In this repository, I'll use the gensim library to build LDA (Latent Dirichlet Allocation) to classify text in a document to a particular topic. The dataset I'll use is a list of over one million news headlines published over a period of 15 years. We'll start by loading it from the abcnews-date-text.csv file.
To learn more about what the Latent Dirichlet Allocation is and how it works, first watch the videos linked below:
you can download a copy of the project from my GitHub here and then run a Jupyter server locally with Anaconda.

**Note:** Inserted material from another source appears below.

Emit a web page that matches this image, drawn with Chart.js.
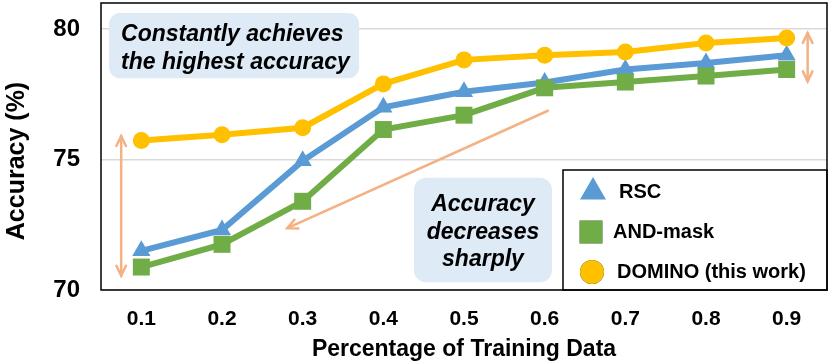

- Open a terminal and clone the project repository:
$ git clone https://github.com/A2Amir/Topic-Modeling
- Switch to the project folder you cloned the project and create a conda environment (note: you must already have Anaconda installed):
$ cd to the project folder you cloned the project
$ conda env create -f nlp.yaml
- Activate the conda environment, then run the jupyter notebook server. (Note: windows users should run
activate nlp
)
$ source activate nlp
$ jupyter notebook
Depending on your system settings, Jupyter will either open a browser window, or the terminal will print a URL with a security token. If the terminal prints a URL, simply copy the URL and paste it into a browser window to load the Jupyter browser. Once you load the Jupyter browser, select the project notebook Latent_dirichlet_allocation and follow the instructions inside to run it.